Wissen/Wissenschaft

Armut lässt sich an nächtlichen Satellitenbildern ablesen

Satellitenbilder der nächtlichen Erde zeigen nicht nur die Ausbreitung menschlicher Siedlungen, die Stärke der Beleuchtung gibt Wissenschaftern auch Aufschlüsse über Infrastruktur, Bevölkerungsdichte oder wirtschaftliche Entwicklung eines Ortes. Forscher zeigen nun in einer Studie im Fachblatt "Nature Communications", wie gut sich auch das Gegenteil - nämlich bittere Armut - auf den Bildern nachvollziehen lässt. Rund 20 Prozent aller Siedlungen bleiben demnach dunkel.

Inwiefern sich aus den immer genauer werdenden Erdbeobachtungsdaten auch Schlüsse über wirtschaftlich weniger entwickelte Länder ziehen lassen, wurde in der Wissenschaft bisher noch weniger beachtet, heißt es am Donnerstag in einer Aussendung des Internationalen Instituts für angewandte Systemanalyse (IIASA) in Laxenburg bei Wien. Forscher um Ian McCallum oder Steffen Fritz vom IIASA leiteten die aktuelle Studie, mit beteiligt war u. a. auch Jesús Crespo Cuaresma von der Wirtschaftsuniversität (WU) Wien. Gerade in Gegenden mit wenig Infrastruktur, über die mitunter auch nicht viele Informationen vorliegen, sollten sich anhand der Helligkeit - respektive der dort bei Nacht herrschenden Dunkelheit - auch Schlüsse über Wirtschaftswachstum, Armut oder Verteilungsgerechtigkeit ziehen lassen, vermuteten die Wissenschafter.

49 Länder

Ihr Schwerpunkt lag auf 49 Ländern Afrikas, Asiens und Amerikas. Hier lagen regionale Daten über die Vermögensstruktur der Haushalte vor.
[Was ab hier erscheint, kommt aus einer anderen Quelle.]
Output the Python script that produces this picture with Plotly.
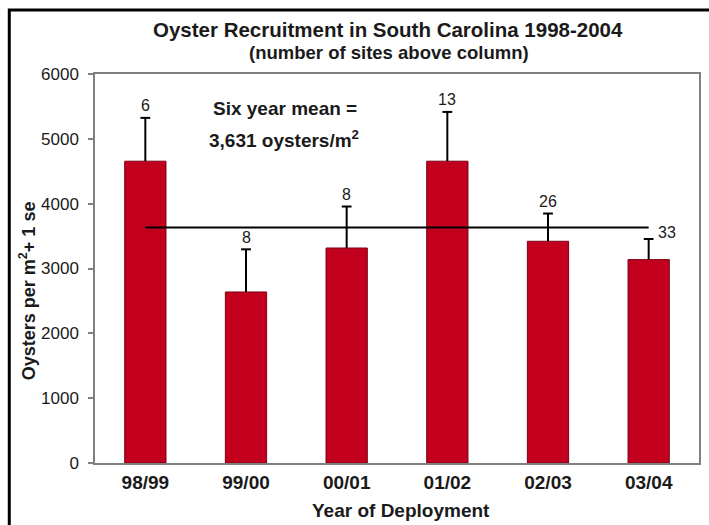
import plotly.graph_objects as go

years = ["98/99", "99/00", "00/01", "01/02", "02/03", "03/04"]
means = [4655, 2638, 3316, 4655, 3420, 3137]
se = [668, 658, 640, 760, 428, 318]
sites = ["6", "8", "8", "13", "26", "33"]
six_year_mean = 3631
y_ticks = [0, 1000, 2000, 3000, 4000, 5000, 6000]

FONT = "Liberation Sans, Arial, Helvetica, sans-serif"
RED = "#C2001E"
TXT = "#1a1a1a"

tops = [m + s for m, s in zip(means, se)]

fig = go.Figure()
fig.add_trace(go.Bar(
    x=years, y=means, width=0.41,
    marker=dict(color=RED, line=dict(color="#7a0014", width=1)),
    hoverinfo="skip",
))
# upper error bars (+1 se) with a cap only at the top
fig.add_trace(go.Scatter(
    x=years, y=tops, mode="markers",
    marker=dict(symbol="line-ew-open", size=7, color="black",
                line=dict(color="black", width=2)),
    error_y=dict(type="data", symmetric=False, array=[0] * len(se),
                 arrayminus=se, color="black", thickness=2, width=0),
    hoverinfo="skip",
))
fig.add_trace(go.Scatter(
    x=[years[0], years[-1]], y=[six_year_mean, six_year_mean],
    mode="lines", line=dict(color="black", width=2), hoverinfo="skip",
))

annotations = []
for i, (yr, t, n) in enumerate(zip(years, tops, sites)):
    last = i == len(years) - 1
    annotations.append(dict(
        x=yr, y=t, text=n, showarrow=False,
        xanchor="center", yanchor="middle",
        xshift=18 if last else 0, yshift=7 if last else 12,
        font=dict(family=FONT, size=16, color=TXT),
    ))


def ptext(px, py, text, size, angle=0):
    return dict(xref="paper", yref="paper", x=(px - 95) / 606,
                y=(463 - py) / 389, text=text, showarrow=False,
                xanchor="center", yanchor="middle", textangle=angle,
                font=dict(family=FONT, size=size, color=TXT))


annotations += [
    ptext(286, 108, "<b>Six year mean =</b>", 19),
    ptext(285, 139, "<b>3,631 oysters/m<sup>2</sup></b>", 19),
    ptext(389, 29, "<b>Oyster Recruitment in South Carolina 1998-2004</b>", 20.5),
    ptext(390, 52, "<b>(number of sites above column)</b>", 18.5),
    ptext(27, 291, "<b>Oysters per m<sup>2</sup>+ 1 se</b>", 18, -90),
    ptext(402, 511, "<b>Year of Deployment</b>", 19),
]

fig.update_layout(
    width=709, height=525,
    margin=dict(l=95, r=8, t=74, b=62),
    paper_bgcolor="white", plot_bgcolor="white",
    showlegend=False,
    annotations=annotations,
    shapes=[dict(type="rect", xref="paper", yref="paper",
                 x0=(9 - 95) / 606, x1=1.2, y0=-0.3, y1=(463 - 10) / 389,
                 line=dict(color="black", width=3), layer="above")],
    xaxis=dict(
        showline=True, linecolor="#808080", linewidth=1.5, mirror=True,
        ticks="", showgrid=False,
        tickfont=dict(family=FONT, size=19, color=TXT),
        tickprefix="<b>", ticksuffix="</b>",
        ticklabelstandoff=1,
    ),
    yaxis=dict(
        range=[0, 6000], tickvals=y_ticks,
        showline=True, linecolor="#808080", linewidth=1.5, mirror=True,
        ticks="outside", ticklen=5, tickcolor="#808080", tickwidth=1.5,
        showgrid=False, zeroline=False, ticklabelstandoff=6,
        tickfont=dict(family=FONT, size=17, color=TXT),
    ),
)

fig.write_html("out.html")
Diese Informationen verglichen die Forscher mit Satellitenaufnahmen, die in den Nachtstunden gemacht wurden. Nach der Analyse konnten rein aufgrund des Anteils an Siedlungen, die kein von Satelliten aus erkennbares Licht abstrahlten, Rückschlüsse über das ungefähre Einkommen von 2,4 Millionen Haushalten gemacht werden. Diese Ergebnisse stimmten zu 87 Prozent mit den Wirtschaftsdaten überein, so die Wissenschafter.

Zu wenig Licht

Legte man den Fokus auf die gesamt Welt, zeigte sich, dass im Jahr 2015 von 19 Prozent der Siedlungen zu wenig Licht ausging, um es auf den Bildern aus dem All zu sehen. Das galt für 39 Prozent der bekannten Siedlungen Afrikas und immerhin noch für 23 Prozent der asiatischen Dörfer oder Städte. Deutlich höher war dieser Anteil in ländlicheren Gebieten, wo einerseits die Siedlungen selbst kleiner, aber auch die Anbindung an das Stromnetz von mitunter dichter bewohnten Orten schlechter ausgebaut ist. Insgesamt konnte am Anteil spärlich beleuchteter Siedlungen das Einkommensniveau einer Region erstaunlich gut abgelesen werden. Besonders viele "dunkle Orte" gab es in Ländern wie der Demokratischen Republik Kongo, Nigeria, Bangladesch oder Vietnam, aber auch in industrialisierteren Ländern wie China.

"Durch das Identifizieren solcher unbeleuchteter Gegenden, können wir Maßnahmen zur Armutsbekämpfung besser abstimmen und Regionen finden, wo man sich auf einen besseren Zugang zu Elektrizität konzentrieren sollte", so Fritz. Dies sei besonders interessant, weil sich Planungen meistens auf städtische Gebiete konzentrieren würden. Dabei brächte ein Anschluss an die Stromversorgung gerade vielen Menschen am Land die Chance, sich aus großer Armut zu befreien, meinen die Wissenschafter. Das gelte vor allem für das südliche Afrika, wo auch durch die Covid-19-Pandemie Bemühungen zur Verbesserung der Lebenssituation vieler Menschen um Jahre zurückgeworfen wurden. Ob Industriestaaten ihren Energieaufwand für Beleuchtung zurückfahren, lasse sich mit der neuen Methode darüber hinaus ebenso nachvollziehen.